En un autre endroit où des réfugiés s’étaient installés, la rosée était si abondante que chaque matin leurs draps étaient mouillés et devaient être tordus et séchés pour être prêts la nuit suivante. Mais personne ne se plaignait.
De nombreuses personnes ne sachant où fuir ou étant trop pauvres pour s’en aller, sont restées dans la ville sinistrée. Pour trouver une compagnie, du courage et une protection la nuit, des groupes se forment. La plupart des gens dorment sur des lits de camp qui ne leur procurent guère de chaleur durant les nuits fraîches. La situation des témoins demeurés à Managua s’améliore, mais ils rencontrent des difficultés.
Trois semaines après le tremblement de terre, on rencontra une femme de soixante-dix ans qui dormait dans la rue, sur un lit de camp placé près d’une clôture. Pour essayer de se protéger contre le vent froid de la nuit, elle avait assemblé quelques morceaux de contre-plaqué autour d’elle. Les témoins participant au programme de secours ont monté une tente pour qu’elle puisse y vivre. Quand elle vit la tente dressée, elle éclata en sanglots. D’autres témoins ne purent non plus retenir leurs larmes quand ils reçurent leur tente. Beaucoup avaient dû dormir dehors, sur des lits de camp ou à même le sol. Quand on considère tout ce qui s’est passé, il est presque miraculeux qu’aucun témoin de Jéhovah n’ait perdu la vie.
Une aide spirituelle
Cinq jours après le tremblement de terre, il a été décidé d’évacuer le bâtiment de la filiale de la Société Watch Tower et la maison des missionnaires. La filiale se trouve maintenant à une vingtaine de kilomètres au sud-est de Managua. Là, une famille a offert généreusement de mettre une partie de sa maison à la disposition de la Société pour que le bureau de la filiale poursuive sa tâche et que les services de secours continuent à fonctionner sans interruption à partir d’un endroit central. Sur les 404 700 habitants de Managua, environ 100 000 sont restés dans la ville. Parmi eux, il y a de nombreux témoins. Le bureau de la filiale et le surveillant de circonscription responsable de la région de Managua ont rapidement mis au point un programme permettant de visiter les témoins et de les réunir dans différents groupes. Les réunions de congrégation ainsi que le ministère du champ ont été réorganisés.
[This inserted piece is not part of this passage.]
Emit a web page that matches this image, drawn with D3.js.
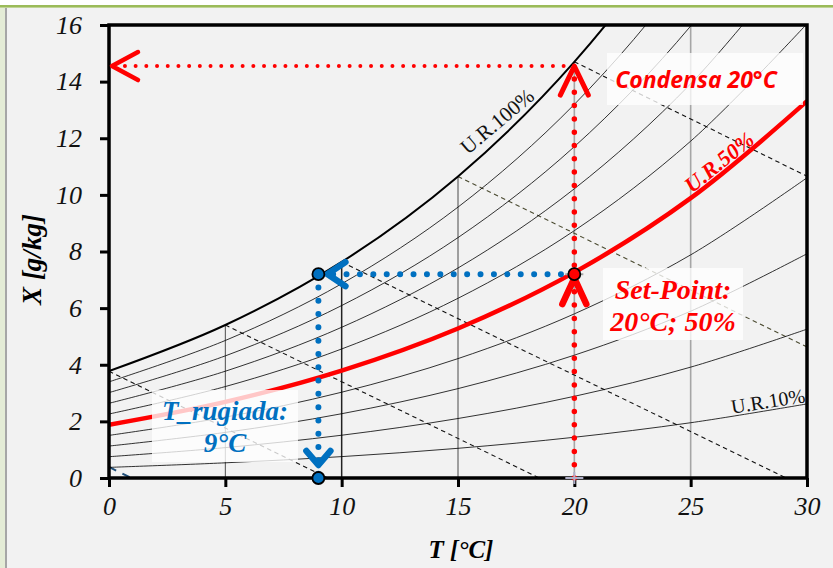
<!DOCTYPE html>
<html>
<head>
<meta charset="utf-8">
<script src="https://cdn.jsdelivr.net/npm/d3@7"></script>
<style>
body { margin: 0; background: #fff; }
</style>
</head>
<body>
<div id="chart"></div>
<script>
// temperatures (°C) at which the relative humidity curves are tabulated
const temps = [0, 5, 10, 15, 20, 25, 30];
const rhLevels = [10, 20, 30, 40, 50, 60, 70, 80, 90, 100];
// humidity ratio X [g/kg] of every U.R. curve at the temps above
const curveX = {
	10:  [0.375, 0.536, 0.755, 1.049, 1.439, 1.952, 2.617],
	20:  [0.752, 1.073, 1.511, 2.101, 2.885, 3.916, 5.257],
	30:  [1.128, 1.611, 2.270, 3.157, 4.338, 5.892, 7.920],
	40:  [1.505, 2.150, 3.030, 4.217, 5.797, 7.881, 10.604],
	50:  [1.882, 2.690, 3.793, 5.280, 7.263, 9.883, 13.312],
	60:  [2.260, 3.230, 4.557, 6.347, 8.736, 11.897, 16.043],
	70:  [2.638, 3.772, 5.323, 7.417, 10.215, 13.923, 18.798],
	80:  [3.016, 4.314, 6.091, 8.491, 11.702, 15.963, 21.576],
	90:  [3.396, 4.858, 6.860, 9.568, 13.196, 18.017, 24.379],
	100: [3.775, 5.403, 7.631, 10.650, 14.697, 20.084, 27.206]
};
const xTicks = [0, 5, 10, 15, 20, 25, 30];
const yTicks = [0, 2, 4, 6, 8, 10, 12, 14, 16];

// vertical iso-temperature lines, each stopping at the saturation curve
const isoT = [5, 10, 15, 20, 25];
const isoTop = [5.40, 7.63, 10.65, 14.70, 16];

// dashed enthalpy lines: start and end points [T, X]
const enthStart = [[0, 3.77], [5, 5.40], [10, 7.63], [15, 10.65], [20, 14.70], [0, 0.39]];
const enthEnd = [[9.4, 0], [18.5, 0], [29.1, 0], [30, 4.63], [30, 10.66], [0.95, 0]];

// process points [T, X]
const setPoint = [20, 7.2];
const dewPoint = [9, 7.2];
const dewBase = [9, 0];
const condensa = [20, 14.55];
const condensaAxis = [0, 14.55];

const width = 833, height = 568;
const margin = {top: 25, right: 26, bottom: 90, left: 109};

const svg = d3.select("#chart").append("svg")
	.attr("width", width)
	.attr("height", height);

// frame and background, like the spreadsheet chart area
svg.append("rect").attr("width", width).attr("height", height).attr("fill", "#ffffff");
svg.append("rect").attr("x", 0).attr("y", 6).attr("width", width).attr("height", height - 6).attr("fill", "#e4ecd6");
svg.append("rect").attr("x", 0).attr("y", 5).attr("width", width).attr("height", 2.5).attr("fill", "#9bbb59");
svg.append("rect").attr("x", 5).attr("y", 8).attr("width", width - 5).attr("height", height - 8).attr("fill", "#a6a6a6");
svg.append("rect").attr("x", 7).attr("y", 8).attr("width", width - 7).attr("height", height - 8).attr("fill", "#f2f2f2");

const x = d3.scaleLinear().domain([0, 30]).range([margin.left, width - margin.right]);
const y = d3.scaleLinear().domain([0, 16]).range([height - margin.bottom, margin.top]);

svg.append("clipPath").attr("id", "plotclip")
	.append("rect")
	.attr("x", x(0)).attr("y", y(16))
	.attr("width", x(30) - x(0)).attr("height", y(0) - y(16));

const plot = svg.append("g").attr("clip-path", "url(#plotclip)");

// iso-temperature lines
isoT.forEach(function (t, i) {
	plot.append("line")
		.attr("x1", x(t)).attr("x2", x(t))
		.attr("y1", y(0)).attr("y2", y(isoTop[i]))
		.attr("stroke", t >= 20 ? "#a6a6a6" : "#222")
		.attr("stroke-width", t == 10 ? 1.5 : (t >= 20 ? 1.6 : 0.8));
});

// enthalpy lines
enthStart.forEach(function (s, i) {
	const e = enthEnd[i];
	const last = i == enthStart.length - 1;
	plot.append("line")
		.attr("x1", x(s[0])).attr("y1", y(s[1]))
		.attr("x2", x(e[0])).attr("y2", y(e[1]))
		.attr("stroke", last ? "#1f4e79" : (i == 3 ? "#4a4a30" : "#111"))
		.attr("stroke-width", last ? 2 : 1.1)
		.attr("stroke-dasharray", last ? "8 7" : "4.5 3.5");
});

// relative humidity curves
const curveLine = d3.line()
	.x(function (d) { return x(d[0]); })
	.y(function (d) { return y(d[1]); })
	.curve(d3.curveCatmullRom.alpha(0.5));

rhLevels.forEach(function (rh) {
	const pts = temps.map(function (t, i) { return [t, curveX[rh][i]]; });
	plot.append("path")
		.attr("d", curveLine(pts))
		.attr("fill", "none")
		.attr("stroke", rh == 50 ? "#ff0000" : "#000")
		.attr("stroke-width", rh == 50 ? 4.5 : (rh == 100 ? 2 : 0.8));
});

// axes
const xAxis = d3.axisBottom(x).tickValues(xTicks).tickSize(9).tickFormat(d3.format("d"));
const yAxis = d3.axisLeft(y).tickValues(yTicks).tickSize(9).tickFormat(d3.format("d"));

const gx = svg.append("g").attr("transform", "translate(0," + y(0) + ")").call(xAxis);
const gy = svg.append("g").attr("transform", "translate(" + x(0) + ",0)").call(yAxis);

[gx, gy].forEach(function (g) {
	g.select(".domain").remove();
	g.selectAll(".tick line").attr("stroke", "#000").attr("stroke-width", 3);
	g.selectAll(".tick text")
		.attr("fill", "#111")
		.style("font-family", "'Liberation Serif', serif")
		.style("font-style", "italic")
		.style("font-size", "26px");
});
gx.selectAll(".tick text").attr("y", 19).attr("dy", "0.71em");
gy.selectAll(".tick text").attr("x", -27).attr("dy", "0.32em");

// plot border
svg.append("path")
	.attr("d", "M" + x(0) + "," + y(0) + "V" + y(16) + "H" + x(30) + "V" + y(0) + "Z")
	.attr("fill", "none")
	.attr("stroke", "#000")
	.attr("stroke-width", 3.5);

// axis titles
svg.append("text")
	.attr("transform", "translate(" + (x(0) - 68) + "," + ((y(0) + y(16)) / 2 + 8) + ") rotate(-90)")
	.attr("text-anchor", "middle")
	.style("font-family", "'Liberation Serif', serif")
	.style("font-style", "italic")
	.style("font-weight", "bold")
	.style("font-size", "27px")
	.text("X [g/kg]");

svg.append("text")
	.attr("x", (x(0) + x(30)) / 2 + 3)
	.attr("y", 558)
	.attr("text-anchor", "middle")
	.style("font-family", "'Liberation Serif', serif")
	.style("font-style", "italic")
	.style("font-weight", "bold")
	.style("font-size", "25px")
	.text("T [°C]");

// curve labels
function curveLabel(txt, cx, cy, angle, color, size, bold) {
	svg.append("text")
		.attr("transform", "translate(" + cx + "," + cy + ") rotate(" + angle + ")")
		.attr("text-anchor", "middle")
		.attr("dy", "0.35em")
		.attr("fill", color)
		.style("font-family", "'Liberation Serif', serif")
		.style("font-style", bold ? "italic" : "normal")
		.style("font-weight", bold ? "bold" : "normal")
		.style("font-size", size + "px")
		.text(txt);
}
curveLabel("U.R.100%", 497, 121, -40, "#111", 21, false);
curveLabel("U.R.50%", 719, 162, -39, "#ff0000", 22, true);
curveLabel("U.R.10%", 768, 401, -9, "#111", 20, false);

// dotted process lines
function dotted(a, b, color, w, gap) {
	svg.append("line")
		.attr("x1", x(a[0])).attr("y1", y(a[1]))
		.attr("x2", x(b[0])).attr("y2", y(b[1]))
		.attr("stroke", color)
		.attr("stroke-width", w)
		.attr("stroke-linecap", "round")
		.attr("stroke-dasharray", "0 " + gap);
}
dotted(condensa, condensaAxis, "#ff0000", 4, 10.7);
dotted([setPoint[0], 0], condensa, "#ff0000", 5.5, 13.3);
dotted(setPoint, dewPoint, "#0070c0", 6, 13.4);
dotted(dewPoint, dewBase, "#0070c0", 6, 13.3);

// open chevron arrow heads, tip at a data point
function chevron(p, dir, color, len, half, w, dx, dy) {
	const tx = x(p[0]) + (dx || 0), ty = y(p[1]) + (dy || 0);
	const rot = {left: 0, up: 90, right: 180, down: -90}[dir] * Math.PI / 180;
	function pt(u, v) {
		return [tx + u * Math.cos(rot) - v * Math.sin(rot), ty + u * Math.sin(rot) + v * Math.cos(rot)];
	}
	const a = pt(len, -half), b = pt(len, half);
	svg.append("path")
		.attr("d", "M" + a + "L" + tx + "," + ty + "L" + b)
		.attr("fill", "none")
		.attr("stroke", color)
		.attr("stroke-width", w)
		.attr("stroke-linecap", "round")
		.attr("stroke-linejoin", "round");
}
chevron(condensaAxis, "left", "#ff0000", 26, 14, 4.5, 3, 0);
chevron(condensa, "up", "#ff0000", 29, 14, 5, 0, 0);

// grey error-bar marks of the spreadsheet series
svg.append("path")
	.attr("d", "M" + (x(setPoint[0]) - 9) + "," + y(setPoint[1]) + "h18M" + x(setPoint[0]) + "," + y(setPoint[1]) + "v14")
	.attr("stroke", "#a6a6a6").attr("stroke-width", 2).attr("fill", "none");
svg.append("path")
	.attr("d", "M" + (x(setPoint[0]) - 9) + "," + y(0) + "h18M" + x(setPoint[0]) + "," + (y(0) - 6) + "v12")
	.attr("stroke", "#b0b0c8").attr("stroke-width", 2).attr("fill", "none");

chevron(setPoint, "up", "#ff0000", 26, 12, 6.5, 0, 4);
chevron(dewPoint, "left", "#0070c0", 18, 12, 6.5, 9, 0);
chevron(dewBase, "down", "#0070c0", 14, 12, 6.5, 0, -13);

// markers
[[setPoint, "#ff0000"], [dewPoint, "#0070c0"], [dewBase, "#0070c0"]].forEach(function (m) {
	svg.append("circle")
		.attr("cx", x(m[0][0])).attr("cy", y(m[0][1]))
		.attr("r", 6)
		.attr("fill", m[1])
		.attr("stroke", "#000")
		.attr("stroke-width", 1.8);
});

// annotation boxes
function noteBox(lines, cx, top, w, h, color, family, size, lineGap, shift, textDx) {
	svg.append("rect")
		.attr("x", cx - w / 2).attr("y", top)
		.attr("width", w).attr("height", h)
		.attr("fill", "#ffffff").attr("opacity", 0.78);
	const t = svg.append("text")
		.attr("text-anchor", "middle")
		.attr("fill", color)
		.style("font-family", family)
		.style("font-style", "italic")
		.style("font-weight", "bold")
		.style("font-size", size + "px");
	lines.forEach(function (l, i) {
		t.append("tspan")
			.attr("x", cx + (textDx || 0))
			.attr("y", top + h / 2 + (i - (lines.length - 1) / 2) * lineGap + (shift || 0))
			.attr("dy", "0.35em")
			.text(l);
	});
}
noteBox(["Condensa 20°C"], 705, 53, 196, 52, "#ff0000", "'Open Sans', sans-serif", 23, 0, 1, -9);
noteBox(["Set-Point:", "20°C; 50%"], 673, 268, 140, 72, "#ff0000", "'Liberation Serif', serif", 28, 32, 1, 0);
noteBox(["T_rugiada:", "9°C"], 225, 390, 146, 72, "#0070c0", "'Liberation Serif', serif", 27, 32, 1, 0);
</script>
</body>
</html>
Il a été prévu que le surveillant de circonscription visiterait chaque groupe un jour et demi. Au bout de dix jours, tous ces groupes fonctionnaient convenablement.
La première visite du surveillant de circonscription dans ces groupes fut suivie d’une deuxième qui dura deux jours. Une journée était consacrée au ministère du champ, et l’autre à des réunions spéciales. La loi martiale ayant été décrétée, aucune réunion ne pouvait avoir lieu le soir. À chaque visite, le surveillant de circonscription distribuait de la nourriture et des vêtements, et donnait des instructions spéciales concernant l’hygiène et les dangers de contamination. Il surveillait aussi la santé physique des frères, prenant note de tous ceux qui avaient besoin de médicaments ou devaient être hospitalisés. Toutes ces dispositions se sont révélées une véritable bénédiction pour tous.
Une partie du “signe”
Ce fut vraiment une tragédie pour les centaines de milliers d’habitants de Managua. La peur, l’angoisse et l’horreur ont incité de nombreuses personnes à prier Dieu. Continueront-elles dans leurs efforts à s’approcher de Dieu ? Croiront-elles à la Bible qui annonce qu’il y aura “de grands tremblements de terre” en ce temps de la fin ? Seul l’avenir le montrera. — Luc 21:7, 11.
Les travaux de reconstruction ont commencé, mais personne ne peut faire revivre les êtres chers qui sont morts. Seul Jéhovah Dieu, le Créateur, le peut. Or, les Écritures nous donnent l’assurance qu’il le fera. — Jean 5:28, 29.